The researchers involved in the research environment analyse different cases around two themes: Site and Mobility. In each case, we identify, trace and analyse historically sedimented regimes of art and design practices and their material articulations through aesthetic and administrative work on paper with a focus on how such material manifestation simultaneously make and unmake value, connect and disconnect social relations. We aim thus at investigating “historically sedimented power imbalances and ideological. Paper is our guiding material in our fieldwork, where we look at its use in administrative and creative work.

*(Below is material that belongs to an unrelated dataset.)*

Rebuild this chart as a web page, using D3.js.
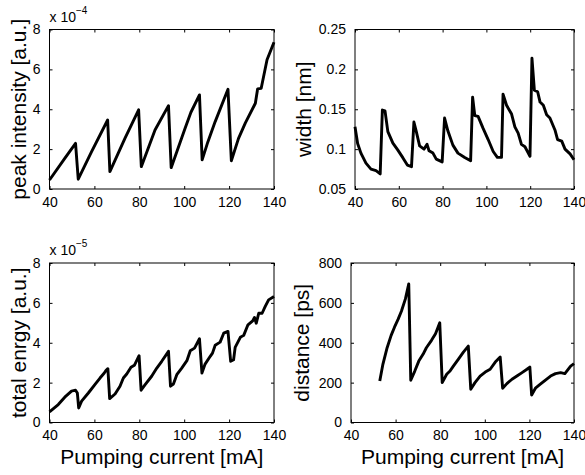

We for example collect and follow pre-project documents such as project applications, planning documents, projects recruitment briefs, and posters; workshop material such as post-it notes, paper scenarios, paper prototypes, and result documents such as how projects have been displayed and exhibited as well as disseminated through projects reports and scientific and popular science articles.

Significance
We critically highlight how specific imaginaries of value are articulated in the globalized world of contemporary art and design and how such material and practical articulations imply spatial and temporal dis-articulations of other historically sedimented imaginaries of value. The novelty is twofold: Firstly, the creative and analytical engagement with the pervasive yet invisible material paper and its role in producing and performing imaginaries of value; secondly, the exploration of critical connections between the local and the global in the circulation of such imaginaries.